Jawaharlal Nehru opted for a  planned economy and democratic socialism that allotted commanding heights for the public sector. Successive plans were drafted on this premise, with the state deciding the priorities for production and dictating capacities through licences and permits and even location to ensure balanced regional development. Indira Gandhi faced formidable opposition from the old guards of the Congress to continue with this. Along with the young Turks and proclaimed  leftists like D P Dhar and Mohan Kumaramangalam who joined the Congress, she embarked on a massive programme of nationalisation. She started with banks and followed it up by quickly taking over general insurance, oil production and marketing companies. While this helped expand the relevant sectors, the government also burdened itself with nationalising hundreds of loss-making, terminally sick units in the  textiles, engineering sectors solely with the objective of protecting employment. 

The government lacked the financial, technical and managerial resources to run efficiently the then existing PSUs. Still, the government nationalised 108 sick textile units, the sprawling coal sector and dozens of engineering units that have been sick beyond recovery. Several of these were situated in communist-ruled West Bengal. Burdened with old machinery, outdated technology and employees  with poor education, skills and productivity these were reporting humongous losses. Jessop & Co, Garden Reach Workshops, Richardson Cruddas, Bird & Co, Indian Iron & Steel, Andrew Yule & Co have been recording losses for years. The government taking these over did not help turn them around. I cite two instances of such mindless action:


How they saved Birlas and Sen & Pandit!

The Birlas’ Hind Cycles, set up in the 1930s, and Sen & Pandit in Kolkata, started in the 1950s, were rendered sick by the highly cost-efficient and superior marketing thrust of later entrants, Atlas Cycle Industries, Sonepat, Hero Cycles and Avon Cycles, Ludhiana and Road Master Industries, Rajpura. These new entrants, with superior management practices like just-in-time deliveries, efficient assembly line operations and much higher levels of productivity, swamped the markets across the country and rendered Hind Cycles and Sen & Pandit sick. 

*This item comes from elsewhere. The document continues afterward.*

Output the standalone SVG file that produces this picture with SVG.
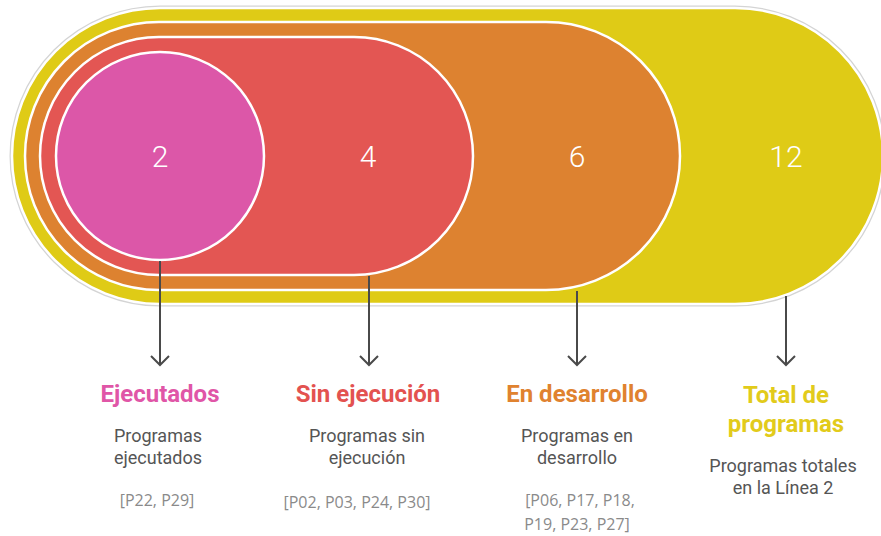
<svg xmlns="http://www.w3.org/2000/svg" width="881" height="536" viewBox="0 0 881 536">
  <defs>
    <style>
      .num { font-family: Roboto, "Liberation Sans", sans-serif; font-weight: 300; font-size: 30px; fill: #ffffff; text-anchor: middle; }
      .title { font-family: Roboto, "Liberation Sans", sans-serif; font-weight: 700; font-size: 24px; text-anchor: middle; }
      .desc { font-family: Roboto, "Liberation Sans", sans-serif; font-size: 18px; fill: #555555; text-anchor: middle; }
      .ids { font-family: "Open Sans", "Liberation Sans", sans-serif; font-size: 16px; fill: #8a8a8a; text-anchor: middle; }
      .edge { stroke: #4a4a4a; stroke-width: 2; fill: none; marker-end: url(#chev); }
      .shape { stroke: #ffffff; stroke-width: 2.5; }
    </style>
    <marker id="chev" markerUnits="userSpaceOnUse" viewBox="0 0 20 20" refX="10" refY="10" markerWidth="20" markerHeight="20" orient="auto">
      <path d="M1,1 L10,10 L1,19" fill="none" stroke="#4a4a4a" stroke-width="2"/>
    </marker>
  </defs>

  <g id="total">
    <path d="M160,8 L735,8 A148,148 0 0 1 735,304 L160,304 A148,148 0 0 1 160,8 Z" fill="none" stroke="#d4d4d4" stroke-width="5"/>
    <path class="shape" d="M160,8 L735,8 A148,148 0 0 1 735,304 L160,304 A148,148 0 0 1 160,8 Z" fill="#DFCB16"/>
    <text class="num" x="786" y="167">12</text>
  </g>
  <g id="desarrollo">
    <path class="shape" d="M159,22 L546,22 A134,134 0 0 1 546,290 L159,290 A134,134 0 0 1 159,22 Z" fill="#DD8230"/>
    <text class="num" x="577" y="167">6</text>
  </g>
  <g id="sin-ejecucion">
    <path class="shape" d="M159,37 L354,37 A119,119 0 0 1 354,275 L159,275 A119,119 0 0 1 159,37 Z" fill="#E35653"/>
    <text class="num" x="368" y="167">4</text>
  </g>
  <g id="ejecutados">
    <circle class="shape" cx="160" cy="156" r="104" fill="#DC57A8"/>
    <text class="num" x="160" y="167">2</text>
  </g>

  <g id="connectors">
    <line class="edge" x1="160" y1="261" x2="160" y2="365"/>
    <line class="edge" x1="369" y1="276" x2="369" y2="365"/>
    <line class="edge" x1="577" y1="291" x2="577" y2="365"/>
    <line class="edge" x1="786" y1="296" x2="786" y2="365"/>
  </g>

  <g id="label-ejecutados">
    <text class="title" x="160" y="402" fill="#E056A7">Ejecutados</text>
    <text class="desc" x="158" y="442">Programas</text>
    <text class="desc" x="158" y="464">ejecutados</text>
    <text class="ids" x="157" y="506">[P22, P29]</text>
  </g>
  <g id="label-sin-ejecucion">
    <text class="title" x="368" y="402" fill="#E35250">Sin ejecución</text>
    <text class="desc" x="367" y="442">Programas sin</text>
    <text class="desc" x="367" y="464">ejecución</text>
    <text class="ids" x="357" y="508">[P02, P03, P24, P30]</text>
  </g>
  <g id="label-desarrollo">
    <text class="title" x="577" y="402" fill="#E0822F">En desarrollo</text>
    <text class="desc" x="577" y="442">Programas en</text>
    <text class="desc" x="577" y="464">desarrollo</text>
    <text class="ids" x="580" y="506">[P06, P17, P18,</text>
    <text class="ids" x="577" y="530">P19, P23, P27]</text>
  </g>
  <g id="label-total">
    <text class="title" x="786" y="403" fill="#E2CB1B">Total de</text>
    <text class="title" x="786" y="432" fill="#E2CB1B">programas</text>
    <text class="desc" x="783" y="472">Programas totales</text>
    <text class="desc" x="783" y="494">en la Línea 2</text>
  </g>
</svg>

The government nationalised these two sick units into two separate PSUs – Cycle Corporation of India and Bicycle Corporation of India. For several years, the duo were kept alive with no production, no efforts at infusing capital nor introducing systems to impart better skills and managerial capabilities to increase productivity. For years, their losses were several times their revenues.  The absurdity of the whole exercise was in liberating the Birlas and the Sens from the burden of proper closure of the units with due compensation paid to the employees!

This has been the experience of hundreds of such nationalised sick units, with the practice most glaring in West Bengal. Such sick units, with employees contributing little, were a common sight across the country. The several units of HMT, manufacturing bearings, watches and machine tools in different states, Hindustan Paper Corporation Ltd (Assam), Hindustan Photo Films (Tamil Nadu), Bharat Pumps & Compressors Ltd (UP), Instrumentation Ltd (Rajasthan), Tungabhadra Steel Products Ltd (Karnataka)  have all been kept alive for decades.